Ma l’intelligenza artificiale potrebbe portare a ulteriori tagli nel settore?

Se qualcuno ritiene che l’intelligenza artificiale sia ora la causa diretta della riduzione delle risorse nel giornalismo, lo considero un mero pretesto, o meglio, un’ipocrisia. È vero, l’intelligenza artificiale può semplificare alcune attività di routine, ma le giornaliste e i giornalisti saranno più che mai necessari per selezionare i contenuti rilevanti, verificarli e creare trasparenza. Questo è il vero valore del giornalismo. Ritengo anche che, se questa tecnologia viene usata in modo sensato, non porterà alla riduzione di posti di lavoro, ma piuttosto alla creazione di nuove figure professionali specializzate nell’interazione con l’intelligenza artificiale e nel suo impiego in modo efficace.
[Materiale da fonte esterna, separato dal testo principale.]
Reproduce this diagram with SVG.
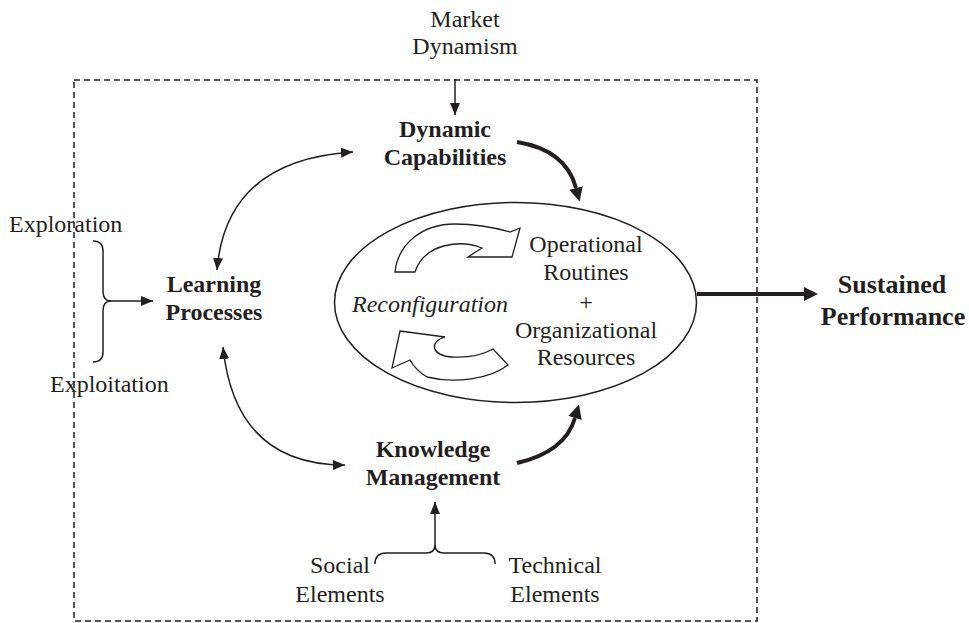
<svg xmlns="http://www.w3.org/2000/svg" width="969" height="623" viewBox="0 0 969 623">
<style>
text{font-family:"Liberation Serif","Times New Roman",serif;font-size:24px;fill:#231f20}
.b{font-weight:bold}
.i{font-style:italic}
.m{text-anchor:middle}
.thin{fill:none;stroke:#231f20;stroke-width:1.5}
.thick{fill:none;stroke:#231f20;stroke-width:4}
.dash{fill:none;stroke:#231f20;stroke-width:1.5;stroke-dasharray:6,4}
.blk{fill:#fff;stroke:#231f20;stroke-width:1.3;stroke-linejoin:miter}
</style>
<defs>
<marker id="ah" markerUnits="userSpaceOnUse" markerWidth="14" markerHeight="12" refX="12" refY="5" orient="auto-start-reverse" viewBox="0 0 14 12">
<path d="M0,0 L12,5 L0,10 Z" fill="#231f20"/>
</marker>
<marker id="ahk" markerUnits="userSpaceOnUse" markerWidth="16" markerHeight="16" refX="0" refY="7" orient="auto" viewBox="0 0 16 16">
<path d="M0,0 L14,7 L0,14 Z" fill="#231f20"/>
</marker>
</defs>

<rect class="dash" x="74" y="80" width="683" height="541"/>

<g id="connectors">
<path class="thin" d="M455,79 L455,115" marker-end="url(#ah)"/>
<path class="thin" d="M217,270 Q226,160 353,152" marker-start="url(#ah)" marker-end="url(#ah)"/>
<path class="thin" d="M223,347 Q235,465 345,465" marker-start="url(#ah)" marker-end="url(#ah)"/>
<path class="thin" d="M93,241 Q103,241 103,251 L103,291 Q103,301 111,301 Q103,301 103,311 L103,352 Q103,362 93,362"/>
<path class="thin" d="M110,301 L153,301" marker-end="url(#ah)"/>
<path class="thin" d="M375,564 Q375,553 386,553 L426,553 Q435,553 435,545 Q435,553 444,553 L484,553 Q495,553 495,564"/>
<path class="thin" d="M435,546 L435,502" marker-end="url(#ah)"/>
<path class="thick" d="M517,142 Q566,150 576,188" marker-end="url(#ahk)"/>
<path class="thick" d="M517,463 Q565,452 575,418" marker-end="url(#ahk)"/>
<path class="thick" d="M697,294 L804,294" marker-end="url(#ahk)"/>
</g>

<g id="market">
<text class="m" x="465" y="27">Market</text>
<text class="m" x="465" y="54">Dynamism</text>
</g>

<g id="dynamic-capabilities">
<text class="m b" x="445" y="137">Dynamic</text>
<text class="m b" x="445" y="165">Capabilities</text>
</g>

<g id="learning-processes">
<text class="m b" x="214" y="292">Learning</text>
<text class="m b" x="214" y="320">Processes</text>
</g>

<g id="exploration">
<text x="9" y="232">Exploration</text>
</g>
<g id="exploitation">
<text x="50" y="392">Exploitation</text>
</g>

<g id="knowledge-management">
<text class="m b" x="433" y="457">Knowledge</text>
<text class="m b" x="433" y="485">Management</text>
</g>

<g id="social">
<text class="m" x="340" y="573">Social</text>
<text class="m" x="340" y="602">Elements</text>
</g>
<g id="technical">
<text class="m" x="555" y="573">Technical</text>
<text class="m" x="555" y="602">Elements</text>
</g>

<g id="operational">
<ellipse class="thin" cx="515.5" cy="302.5" rx="181" ry="100"/>
<path class="blk" d="M395,272 C398,244 422,224 455,224 C478,224 496,228 510,232 L520,228 L512,257 L468,257 L482,248 C462,240 425,242 415,272 Z"/>
<path class="blk" d="M400,331 L445,337 C428,342 432,356 452,357 C470,358 484,354 493,349 L508,365 C490,379 455,384 427,377 C420,373 414,367 410,360 L392,368 Z"/>
<text class="i" x="430" y="312" text-anchor="middle">Reconfiguration</text>
<text class="m" x="586" y="252">Operational</text>
<text class="m" x="586" y="280">Routines</text>
<text class="m" x="586" y="310">+</text>
<text class="m" x="586" y="338">Organizational</text>
<text class="m" x="586" y="365">Resources</text>
</g>

<g id="sustained-performance">
<text class="m b" x="892" y="293" style="font-size:26px">Sustained</text>
<text class="m b" x="893" y="325" style="font-size:26px">Performance</text>
</g>
</svg>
Non è quindi colpa dell’intelligenza artificiale se ci sono dei licenziamenti, ma piuttosto del fatto che sono stati trascurati i nuovi sviluppi tecnologici e che c’è poca volontà a investire nell’innovazione giornalistica. Abbiamo bisogno di editori disposti a investire in tecnologie che rafforzano il giornalismo e non si limitino a rendere più efficiente il marketing o la distribuzione.

Gli editori scelgono però una soluzione più semplice: ridurre i posti di lavoro per contenere i costi.

In realtà sappiamo da almeno dieci anni che abbiamo a che fare con una trasformazione digitale. Tuttavia gli editori, e questa è una critica, se la sono presa comoda e non affrontato di petto la situazione. Ora il tempo stringe e giustificano i tagli di personale, soprattutto nelle redazioni, con la necessità di investire nell’innovazione. Le ondate di licenziamenti sono diventate ormai socialmente accettabili. Allo stesso tempo, però, alcuni gruppi mediatici continuano a guadagnare molto e a distribuire dividendi cospicui. È ciò che fa, ad esempio, il TX Group, che da un lato riconosce il proprio importante ruolo nel dibattito democratico in Svizzera, ma dall’altro non è disposto a finanziare trasversalmente la produzione giornalistica con una parte delle proprie divisioni redditizie.